» Exercise requirements
Write the data out again exactly, with no pictures.

» Data shown

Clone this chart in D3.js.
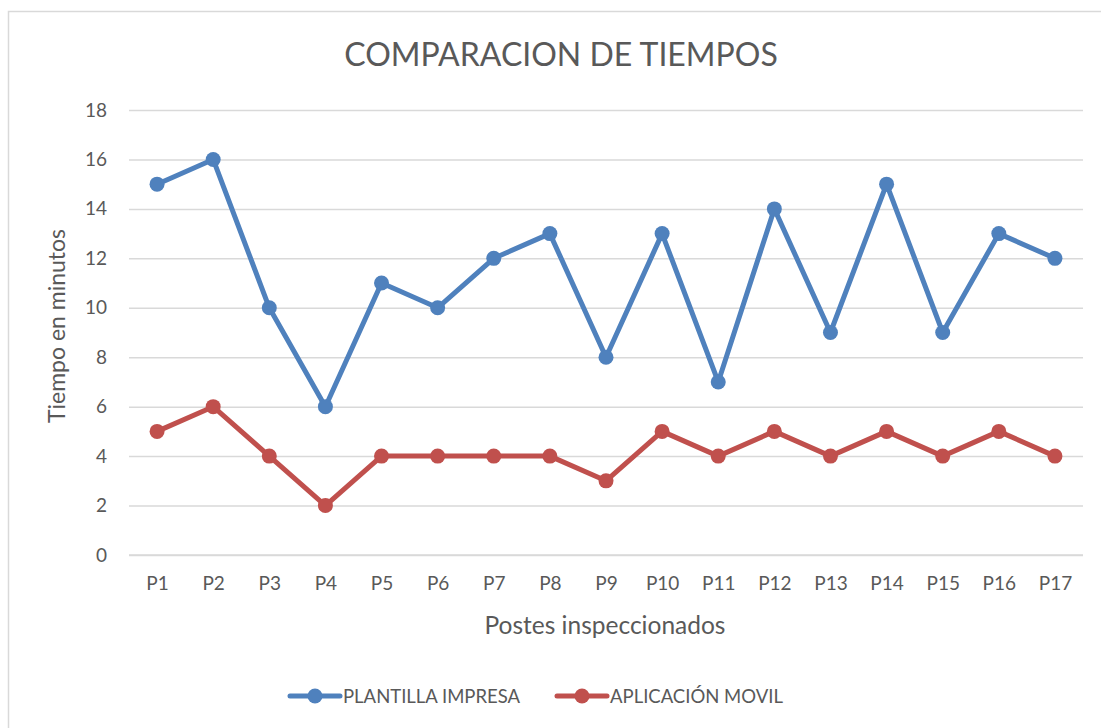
<!DOCTYPE html>
<html>
<head>
<meta charset="utf-8">
<script src="https://cdn.jsdelivr.net/npm/d3@7"></script>
<style>
  html, body { margin: 0; padding: 0; background: #fff; }
  svg { display: block; }
  text { font-family: Lato, "Open Sans", sans-serif; fill: #595959; }
</style>
</head>
<body>
<svg id="chart" width="1101" height="728"></svg>
<script>
// Inspection posts and timing (minutes) per method
const categories = ["P1","P2","P3","P4","P5","P6","P7","P8","P9","P10","P11","P12","P13","P14","P15","P16","P17"];
const plantillaImpresa = [15,16,10,6,11,10,12,13,8,13,7,14,9,15,9,13,12];
const aplicacionMovil  = [5,6,4,2,4,4,4,4,3,5,4,5,4,5,4,5,4];
const yTicks = [0,2,4,6,8,10,12,14,16,18];

const series = [
  { name: "PLANTILLA IMPRESA", values: plantillaImpresa, color: "#4F81BD" },
  { name: "APLICACIÓN MOVIL",  values: aplicacionMovil,  color: "#C0504D" }
];

const svg = d3.select("#chart");
const W = 1101, H = 728;
const plot = { left: 129, right: 1083, top: 110, bottom: 555 };

// outer chart frame
svg.append("rect")
  .attr("x", 8.5).attr("y", 11.5)
  .attr("width", W + 10).attr("height", H + 10)
  .attr("fill", "#fff").attr("stroke", "#d9d9d9").attr("stroke-width", 1.5);

const x = d3.scalePoint().domain(categories).range([plot.left, plot.right]).padding(0.5);
const y = d3.scaleLinear().domain([0, 18]).range([plot.bottom, plot.top]);

// horizontal gridlines + y labels
const yAxis = d3.axisLeft(y).tickValues(yTicks).tickSize(-(plot.right - plot.left)).tickPadding(22);
const gy = svg.append("g").attr("transform", `translate(${plot.left},0)`).call(yAxis);
gy.select(".domain").remove();
gy.selectAll(".tick line").attr("stroke", "#d9d9d9").attr("stroke-width", 1.5);
gy.selectAll(".tick text").attr("font-size", 19).style("fill", "#595959")
  .attr("font-family", "Lato, sans-serif");

// category axis
const xAxis = d3.axisBottom(x).tickSize(0).tickPadding(22);
const gx = svg.append("g").attr("transform", `translate(0,${plot.bottom})`).call(xAxis);
gx.select(".domain").attr("stroke", "#d9d9d9").attr("stroke-width", 1.5)
  .attr("d", `M${plot.left},0H${plot.right}`);
gx.selectAll(".tick text").attr("font-size", 19).style("fill", "#595959")
  .attr("font-family", "Lato, sans-serif");

// lines and markers
const line = d3.line().x((d, i) => x(categories[i])).y(d => y(d));
series.forEach(s => {
  svg.append("path").datum(s.values)
    .attr("d", line).attr("fill", "none")
    .attr("stroke", s.color).attr("stroke-width", 5)
    .attr("stroke-linejoin", "round").attr("stroke-linecap", "round");
  svg.append("g").selectAll("circle").data(s.values).join("circle")
    .attr("cx", (d, i) => x(categories[i])).attr("cy", d => y(d))
    .attr("r", 7.5).attr("fill", s.color);
});

// title and axis titles
svg.append("text").attr("x", 561).attr("y", 66).attr("text-anchor", "middle")
  .attr("font-size", 32).text("COMPARACION DE TIEMPOS");
svg.append("text").attr("x", 605).attr("y", 634).attr("text-anchor", "middle")
  .attr("font-size", 24.5).text("Postes inspeccionados");
svg.append("text").attr("transform", "translate(65,326) rotate(-90)")
  .attr("text-anchor", "middle").attr("font-size", 23).text("Tiempo en minutos");

// legend
const legendItems = [
  { s: series[0], x0: 290, x1: 340, tx: 343 },
  { s: series[1], x0: 557, x1: 607, tx: 610 }
];
const ly = 696;
legendItems.forEach(it => {
  const g = svg.append("g");
  g.append("line").attr("x1", it.x0).attr("x2", it.x1).attr("y1", ly).attr("y2", ly)
    .attr("stroke", it.s.color).attr("stroke-width", 5).attr("stroke-linecap", "round");
  g.append("circle").attr("cx", (it.x0 + it.x1) / 2).attr("cy", ly).attr("r", 7.5).attr("fill", it.s.color);
  g.append("text").attr("x", it.tx).attr("y", ly + 7).attr("font-size", 18.5).text(it.s.name);
});
</script>
</body>
</html>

» Solution for this task
Clone this chart in D3.js.
<!DOCTYPE html>
<html>
<head>
<meta charset="utf-8">
<script src="https://cdn.jsdelivr.net/npm/d3@7"></script>
<style>
  html, body { margin: 0; padding: 0; background: #fff; }
  svg { display: block; }
  text { font-family: Lato, "Open Sans", sans-serif; fill: #595959; }
</style>
</head>
<body>
<svg id="chart" width="1101" height="728"></svg>
<script>
// Inspection posts and timing (minutes) per method
const categories = ["P1","P2","P3","P4","P5","P6","P7","P8","P9","P10","P11","P12","P13","P14","P15","P16","P17"];
const plantillaImpresa = [15,16,10,6,11,10,12,13,8,13,7,14,9,15,9,13,12];
const aplicacionMovil  = [5,6,4,2,4,4,4,4,3,5,4,5,4,5,4,5,4];
const yTicks = [0,2,4,6,8,10,12,14,16,18];

const series = [
  { name: "PLANTILLA IMPRESA", values: plantillaImpresa, color: "#4F81BD" },
  { name: "APLICACIÓN MOVIL",  values: aplicacionMovil,  color: "#C0504D" }
];

const svg = d3.select("#chart");
const W = 1101, H = 728;
const plot = { left: 129, right: 1083, top: 110, bottom: 555 };

// outer chart frame
svg.append("rect")
  .attr("x", 8.5).attr("y", 11.5)
  .attr("width", W + 10).attr("height", H + 10)
  .attr("fill", "#fff").attr("stroke", "#d9d9d9").attr("stroke-width", 1.5);

const x = d3.scalePoint().domain(categories).range([plot.left, plot.right]).padding(0.5);
const y = d3.scaleLinear().domain([0, 18]).range([plot.bottom, plot.top]);

// horizontal gridlines + y labels
const yAxis = d3.axisLeft(y).tickValues(yTicks).tickSize(-(plot.right - plot.left)).tickPadding(22);
const gy = svg.append("g").attr("transform", `translate(${plot.left},0)`).call(yAxis);
gy.select(".domain").remove();
gy.selectAll(".tick line").attr("stroke", "#d9d9d9").attr("stroke-width", 1.5);
gy.selectAll(".tick text").attr("font-size", 19).style("fill", "#595959")
  .attr("font-family", "Lato, sans-serif");

// category axis
const xAxis = d3.axisBottom(x).tickSize(0).tickPadding(22);
const gx = svg.append("g").attr("transform", `translate(0,${plot.bottom})`).call(xAxis);
gx.select(".domain").attr("stroke", "#d9d9d9").attr("stroke-width", 1.5)
  .attr("d", `M${plot.left},0H${plot.right}`);
gx.selectAll(".tick text").attr("font-size", 19).style("fill", "#595959")
  .attr("font-family", "Lato, sans-serif");

// lines and markers
const line = d3.line().x((d, i) => x(categories[i])).y(d => y(d));
series.forEach(s => {
  svg.append("path").datum(s.values)
    .attr("d", line).attr("fill", "none")
    .attr("stroke", s.color).attr("stroke-width", 5)
    .attr("stroke-linejoin", "round").attr("stroke-linecap", "round");
  svg.append("g").selectAll("circle").data(s.values).join("circle")
    .attr("cx", (d, i) => x(categories[i])).attr("cy", d => y(d))
    .attr("r", 7.5).attr("fill", s.color);
});

// title and axis titles
svg.append("text").attr("x", 561).attr("y", 66).attr("text-anchor", "middle")
  .attr("font-size", 32).text("COMPARACION DE TIEMPOS");
svg.append("text").attr("x", 605).attr("y", 634).attr("text-anchor", "middle")
  .attr("font-size", 24.5).text("Postes inspeccionados");
svg.append("text").attr("transform", "translate(65,326) rotate(-90)")
  .attr("text-anchor", "middle").attr("font-size", 23).text("Tiempo en minutos");

// legend
const legendItems = [
  { s: series[0], x0: 290, x1: 340, tx: 343 },
  { s: series[1], x0: 557, x1: 607, tx: 610 }
];
const ly = 696;
legendItems.forEach(it => {
  const g = svg.append("g");
  g.append("line").attr("x1", it.x0).attr("x2", it.x1).attr("y1", ly).attr("y2", ly)
    .attr("stroke", it.s.color).attr("stroke-width", 5).attr("stroke-linecap", "round");
  g.append("circle").attr("cx", (it.x0 + it.x1) / 2).attr("cy", ly).attr("r", 7.5).attr("fill", it.s.color);
  g.append("text").attr("x", it.tx).attr("y", ly + 7).attr("font-size", 18.5).text(it.s.name);
});
</script>
</body>
</html>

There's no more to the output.